§ **DATA TO USE**:
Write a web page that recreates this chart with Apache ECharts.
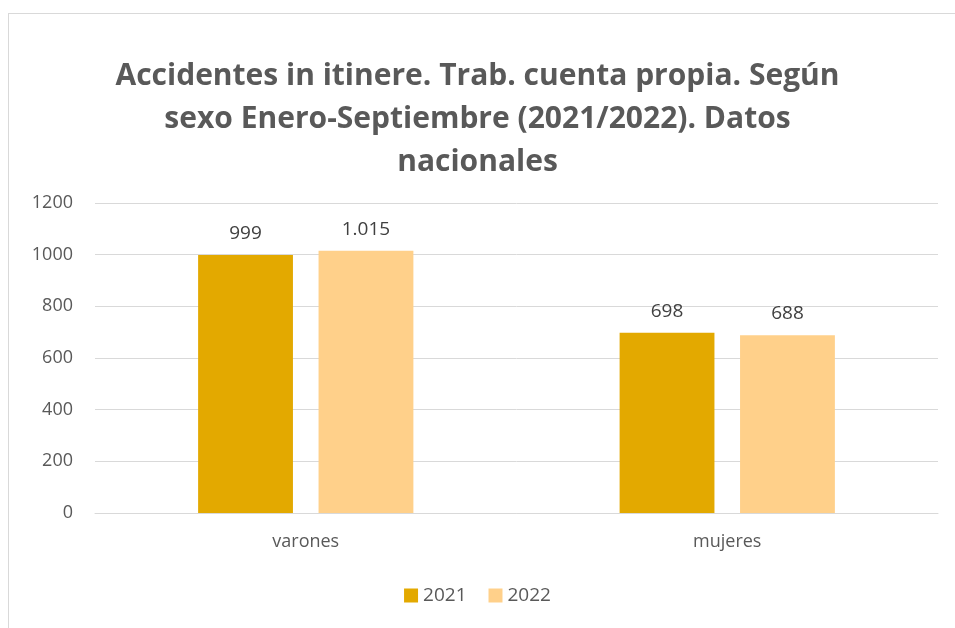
<!DOCTYPE html>
<html>
<head>
<meta charset="utf-8">
<script src="https://cdn.jsdelivr.net/npm/echarts@6/dist/echarts.min.js"></script>
<style>
  html, body { margin: 0; padding: 0; background: #fff; }
  #frame { position: absolute; left: 8px; top: 13px; width: 960px; height: 640px;
    border-left: 1px solid #d9d9d9; border-top: 1px solid #d9d9d9; }
  #chart { position: absolute; left: 0; top: 0; width: 955px; height: 628px; }
</style>
</head>
<body>
<div id="frame"></div>
<div id="chart"></div>
<script>
const categories = ['varones', 'mujeres']
const seriesNames = ['2021', '2022']
const values2021 = [999, 698]
const values2022 = [1015, 688]
const colors = ['#E3A900', '#FFD08A']

const chart = echarts.init(document.getElementById('chart'))
const fmt = v => v.value >= 1000 ? Math.floor(v.value / 1000) + '.' + String(v.value % 1000).padStart(3, '0') : String(v.value)

chart.setOption({
  animation: false,
  title: {
    text: 'Accidentes in itinere. Trab. cuenta propia. Según\nsexo Enero-Septiembre (2021/2022). Datos\nnacionales',
    left: 'center',
    top: 50,
    textStyle: { fontFamily: 'Open Sans', fontWeight: 'bold', fontSize: 30, color: '#595959', lineHeight: 43 }
  },
  legend: {
    data: seriesNames,
    bottom: 18,
    left: 'center',
    itemWidth: 14,
    itemHeight: 14,
    icon: 'rect',
    itemGap: 22,
    textStyle: { fontFamily: 'Open Sans', fontSize: 19, color: '#595959' }
  },
  grid: { left: 95, right: 17, top: 203, bottom: 115 },
  xAxis: {
    type: 'category',
    data: categories,
    axisLine: { lineStyle: { color: '#d9d9d9' } },
    axisTick: { show: false },
    axisLabel: { fontFamily: 'Open Sans', fontSize: 18, color: '#595959', margin: 20 }
  },
  yAxis: {
    type: 'value',
    min: 0,
    max: 1200,
    interval: 200,
    axisLine: { show: false },
    axisTick: { show: false },
    splitLine: { lineStyle: { color: '#d9d9d9' } },
    axisLabel: { fontFamily: 'Open Sans', fontSize: 18, color: '#595959', margin: 22, formatter: v => String(v) }
  },
  series: [
    {
      name: seriesNames[0], type: 'bar', data: values2021, barWidth: '22.5%', barGap: '27%',
      itemStyle: { color: colors[0] },
      label: { show: true, position: 'top', distance: 12, formatter: fmt, fontFamily: 'Open Sans', fontSize: 19, color: '#404040' }
    },
    {
      name: seriesNames[1], type: 'bar', data: values2022, barWidth: '22.5%',
      itemStyle: { color: colors[1] },
      label: { show: true, position: 'top', distance: 12, formatter: fmt, fontFamily: 'Open Sans', fontSize: 19, color: '#404040' }
    }
  ]
})
</script>
</body>
</html>
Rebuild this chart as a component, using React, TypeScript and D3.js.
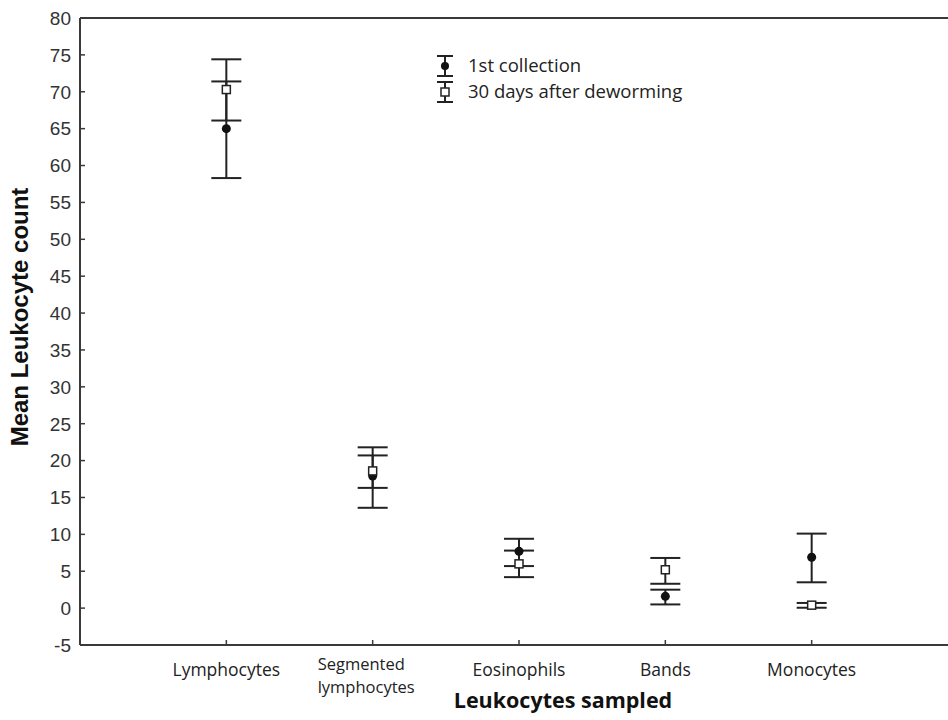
import React from 'react';
import * as d3 from 'd3';

// categories on the x axis (each label may wrap on several lines)
const categories: string[][] = [
  ['Lymphocytes'],
  ['Segmented', 'lymphocytes'],
  ['Eosinophils'],
  ['Bands'],
  ['Monocytes'],
];

// 1st collection (filled circle): mean, lower and upper whisker
const firstMean = [65.0, 17.9, 7.7, 1.6, 6.9];
const firstLow = [58.3, 13.6, 5.7, 0.5, 3.5];
const firstHigh = [71.4, 21.8, 9.4, 2.5, 10.1];

// 30 days after deworming (open square)
const afterMean = [70.3, 18.6, 6.0, 5.2, 0.4];
const afterLow = [66.1, 16.3, 4.2, 3.3, 0.05];
const afterHigh = [74.4, 20.7, 7.8, 6.8, 0.7];

const yTickValues = d3.range(-5, 81, 5);

const legendLabels = ['1st collection', '30 days after deworming'];

const ink = '#222';
const frame = '#3a3a3a';

const App = () => {
  const width = 948;
  const height = 720;
  const left = 80;
  const top = 18;
  const bottom = 645;
  const right = 958; // frame runs past the picture edge

  const keys = categories.map(c => c.join(' '));
  const xScale = d3.scalePoint<string>().domain(keys).range([left, right]).padding(1);
  const yScale = d3.scaleLinear().domain([-5, 80]).range([bottom, top]);

  const capHalf = 15;

  const whisker = (x: number, lo: number, hi: number, k: string) => (
    <g key={k} stroke={ink} strokeWidth={2}>
      <line x1={x} x2={x} y1={yScale(lo)} y2={yScale(hi)} />
      <line x1={x - capHalf} x2={x + capHalf} y1={yScale(lo)} y2={yScale(lo)} />
      <line x1={x - capHalf} x2={x + capHalf} y1={yScale(hi)} y2={yScale(hi)} />
    </g>
  );

  const yTicks = yTickValues.map(v => (
    <g key={v} transform={`translate(0,${yScale(v)})`}>
      <line x1={left} x2={left + 5} stroke={frame} strokeWidth={1.5} />
      <text
        x={left - 9}
        dy="0.36em"
        textAnchor="end"
        fontFamily="'Liberation Sans', Arial, sans-serif"
        fontSize={19}
        fill="#333"
      >
        {v}
      </text>
    </g>
  ));

  const xTicks = categories.map((lines, i) => {
    const x = xScale(keys[i]) as number;
    const multi = lines.length > 1;
    return (
      <g key={keys[i]}>
        <line x1={x} x2={x} y1={bottom} y2={bottom - 5} stroke={frame} strokeWidth={1.5} />
        {lines.map((l, j) => (
          <text
            key={l}
            x={multi ? x - 55 : x}
            y={(multi ? 670 : 676) + j * 22.5}
            fontFamily="'Open Sans', sans-serif"
            fontSize={multi ? 16.5 : 17.5}
            fill={ink}
            textAnchor={multi ? 'start' : 'middle'}
          >
            {l}
          </text>
        ))}
      </g>
    );
  });

  const series = keys.map((k, i) => {
    const x = xScale(k) as number;
    return (
      <g key={k}>
        {whisker(x, firstLow[i], firstHigh[i], 'f')}
        {whisker(x, afterLow[i], afterHigh[i], 'a')}
        <circle cx={x} cy={yScale(firstMean[i])} r={4.5} fill="#111" />
        <rect
          x={x - 4}
          y={yScale(afterMean[i]) - 4}
          width={8}
          height={8}
          fill="#fff"
          stroke={ink}
          strokeWidth={1.5}
        />
      </g>
    );
  });

  // legend
  const legX = 445;
  const legY = [66, 92];
  const legend = legendLabels.map((label, i) => (
    <g key={label} transform={`translate(${legX},${legY[i]})`}>
      <g stroke={ink} strokeWidth={2}>
        <line y1={-10} y2={10} />
        <line x1={-8} x2={8} y1={-10} y2={-10} />
        <line x1={-8} x2={8} y1={10} y2={10} />
      </g>
      {i === 0 ? (
        <circle r={4} fill="#111" />
      ) : (
        <rect x={-4} y={-4} width={8} height={8} fill="#fff" stroke={ink} strokeWidth={1.5} />
      )}
      <text x={23} dy="0.35em" fontFamily="'Open Sans', sans-serif" fontSize={18.5} fill={ink}>
        {label}
      </text>
    </g>
  ));

  return (
    <div style={{ position: 'absolute', left: 0, top: 0 }}>
      <svg width={width} height={height} style={{ display: 'block', background: '#fff' }}>
        <g fill="none" stroke={frame} strokeWidth={2}>
          <line x1={left} x2={left} y1={top} y2={bottom} />
          <line x1={left} x2={right} y1={top} y2={top} />
          <line x1={left} x2={right} y1={bottom} y2={bottom} />
        </g>
        {yTicks}
        {xTicks}
        {series}
        {legend}
        <text
          transform={`translate(28,317) rotate(-90)`}
          textAnchor="middle"
          fontFamily="'Liberation Sans', Arial, sans-serif"
          fontWeight="bold"
          fontSize={24}
          fill="#111"
        >
          Mean Leukocyte count
        </text>
        <text
          x={563}
          y={708}
          textAnchor="middle"
          fontFamily="'Open Sans', sans-serif"
          fontWeight="bold"
          fontSize={21.5}
          fill="#111"
        >
          Leukocytes sampled
        </text>
      </svg>
    </div>
  );
};

export default App;
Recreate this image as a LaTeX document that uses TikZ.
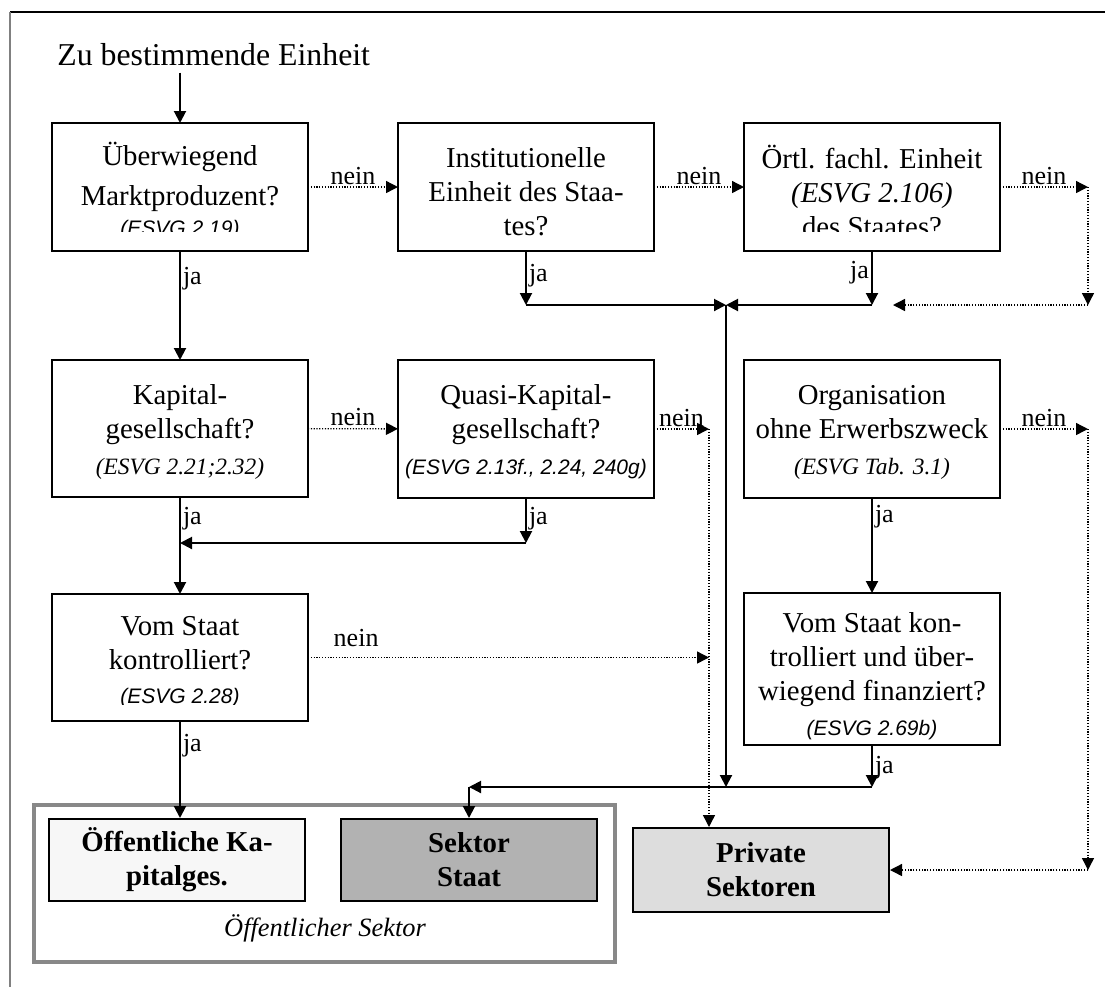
\documentclass[tikz,border=0pt]{standalone}
\usepackage{fontspec}
\setmainfont{Liberation Serif}
\newfontfamily\refsans{Liberation Sans}
\usetikzlibrary{arrows.meta}

\newcommand{\mainsize}{\fontsize{14.4}{17}\selectfont}
\newcommand{\refserif}[1]{{\fontsize{11.7}{14}\selectfont\itshape #1}}
\newcommand{\refarial}[1]{{\refsans\fontsize{10.5}{13}\selectfont\itshape #1}}
\newcommand{\oben}[1]{\rule{0pt}{#1}}

\definecolor{hellgrau}{HTML}{F7F7F7}
\definecolor{mittelgrau}{HTML}{B2B2B2}
\definecolor{privgrau}{HTML}{DDDDDD}
\definecolor{rahmengrau}{HTML}{888888}

\tikzset{
  frage/.style={draw, line width=1pt, fill=white, minimum width=128pt,
    align=center, font=\mainsize, inner sep=2pt, outer sep=0pt},
  ziel/.style={draw, line width=1pt, minimum width=128pt, minimum height=41pt,
    align=center, font=\mainsize\bfseries, inner sep=2pt},
  ja/.style={line width=1pt, -{Triangle[length=6pt,width=6pt]}},
  nein/.style={line width=0.7pt, dash pattern=on 0.6pt off 0.8pt,
    -{Triangle[length=6pt,width=6pt]}},
  marke/.style={font=\fontsize{13}{15}\selectfont, inner sep=1pt},
  abschnitt/.style={fill=white},
}

\begin{document}
\begin{tikzpicture}[x=0.5pt, y=-0.5pt]
  \useasboundingbox (0,0) rectangle (1105,987);

  % Rahmen
  \draw[line width=0.7pt] (10,12) -- (1105,12);
  \draw[line width=0.8pt, gray] (10,12) -- (10,987);

  \node[anchor=west, inner sep=0pt, font=\fontsize{15.9}{18}\selectfont]
    (titel) at (57,55) {Zu bestimmende Einheit};

  % Fragen
  \node[frage, minimum height=64pt] (b1) at (180,187)
    {\oben{16pt}Überwiegend\\[3pt]Marktproduzent?\\[-2pt]\refarial{(ESVG 2.19)}};
  \node[frage, minimum height=64pt] (b2) at (526,187)
    {\oben{15pt}Institutionelle\\Einheit des Staa-\\tes?};
  \node[frage, minimum height=64pt] (b3) at (872,187)
    {\oben{16pt}Örtl. fachl. Einheit\\\textit{(ESVG 2.106)}\\des Staates?};
  \node[frage, minimum height=68.5pt] (b4) at (180,428.5)
    {\oben{13pt}Kapital-\\gesellschaft?\\[1pt]\refserif{(ESVG 2.21;2.32)}};
  \node[frage, minimum height=69pt] (b5) at (526,429)
    {\oben{13pt}Quasi-Kapital-\\gesellschaft?\\[1pt]\refarial{(ESVG 2.13f., 2.24, 240g)}};
  \node[frage, minimum height=69pt] (b6) at (872,429)
    {\oben{13pt}Organisation\\ohne Erwerbszweck\\[1pt]\refserif{(ESVG Tab. 3.1)}};
  \node[frage, minimum height=63.5pt] (b7) at (180,657.5)
    {\oben{14pt}Vom Staat\\kontrolliert?\\\refarial{(ESVG 2.28)}};
  \node[frage, minimum height=76pt] (b8) at (872,669)
    {\oben{17pt}Vom Staat kon-\\trolliert und über-\\wiegend finanziert?\\[0.5pt]\refarial{(ESVG 2.69b)}};

  % abgeschnittene Zeilen
  \fill[abschnitt] ([shift={(0.8pt,0.8pt)}]b1.south west)
    rectangle ([shift={(-0.8pt,9.5pt)}]b1.south east);
  \fill[abschnitt] ([shift={(0.8pt,0.8pt)}]b3.south west)
    rectangle ([shift={(-0.8pt,9.3pt)}]b3.south east);
  \fill[abschnitt] ([shift={(0.8pt,0.8pt)}]b7.south west)
    rectangle ([shift={(-0.8pt,8pt)}]b7.south east);

  % Sektoren
  \draw[line width=2pt, rahmengrau] (34,805) rectangle (615,962);
  \node[ziel, fill=hellgrau] (oeff) at (177,860) {Öffentliche Ka-\\pitalges.};
  \node[ziel, fill=mittelgrau] (sektor) at (469,860) {Sektor\\Staat};
  \node[ziel, fill=privgrau, minimum height=42pt] (priv) at (761,870)
    {Private\\Sektoren};
  \node[font=\fontsize{13.2}{15}\selectfont\itshape] (oesektor) at (325,928)
    {Öffentlicher Sektor};

  % Verbindungen
  \coordinate (r1) at (1088,187);
  \coordinate (r2) at (1088,305);
  \coordinate (r3) at (893,305);
  \coordinate (j2) at (526,305);
  \coordinate (j3) at (872,305);
  \coordinate (m1) at (726,305);
  \coordinate (m2) at (726,787);
  \coordinate (q1) at (709,429);
  \coordinate (q2) at (526,543);
  \coordinate (k1) at (180,543);
  \coordinate (o1) at (1088,429);
  \coordinate (o2) at (1088,870);
  \coordinate (v1) at (872,787);
  \coordinate (s1) at (sektor |- v1);

  \draw[ja, shorten <=3pt] (b1.north |- titel.south) -- (b1.north);

  \draw[nein] (b1) -- node[marke, above] {nein} (b2);
  \draw[nein] (b2) -- node[marke, above] {nein} (b3);
  \draw[nein] (b3) -- node[marke, above] {nein} (r1);
  \draw[nein] (r1) -- (r2);
  \draw[nein] (r2) -- (r3);

  \draw[ja] (b2) -- node[marke, right, pos=.45] {ja} (j2);
  \draw[ja] (b3) -- node[marke, left, pos=.4] {ja} (j3);
  \draw[ja] (j2) -- (m1);
  \draw[ja] (j3) -- (m1);
  \draw[ja] (m1) -- (m2);

  \draw[ja] (b1) -- node[marke, right, pos=.25] {ja} (b4);
  \draw[nein] (b4) -- node[marke, above] {nein} (b5);
  \draw[nein] (b5) -- node[marke, above] {nein} (q1);
  \draw[nein] (q1) -- (q1 |- priv.north);
  \draw[ja] (b5) -- node[marke, right, pos=.45] {ja} (q2);
  \draw[ja] (q2) -- (k1);
  \draw[ja] (b4) -- node[marke, right, pos=.22] {ja} (b7);

  \draw[nein] (b6) -- node[marke, above] {nein} (o1);
  \draw[nein] (o1) -- (o2);
  \draw[nein] (o2) -- (priv);
  \draw[ja] (b6) -- node[marke, right, pos=.2] {ja} (b8);

  \draw[nein] (b7) -- node[marke, above=4pt, pos=.12] {nein} (b7 -| q1);
  \draw[ja] (b7.south) -- node[marke, right, pos=.25] {ja} (b7.south |- oeff.north);
  \draw[ja] (b8) -- node[marke, right, pos=.55] {ja} (v1);
  \draw[ja] (v1) -- (s1);
  \draw[ja] (s1) -- (sektor);
\end{tikzpicture}
\end{document}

§ **WHAT YOU HAVE TO DO**: Pick out all lines containing the string "that".

§ **REPLY**:
Write a web page that recreates this chart with Apache ECharts.
Recreate this image as a LaTeX document that uses TikZ.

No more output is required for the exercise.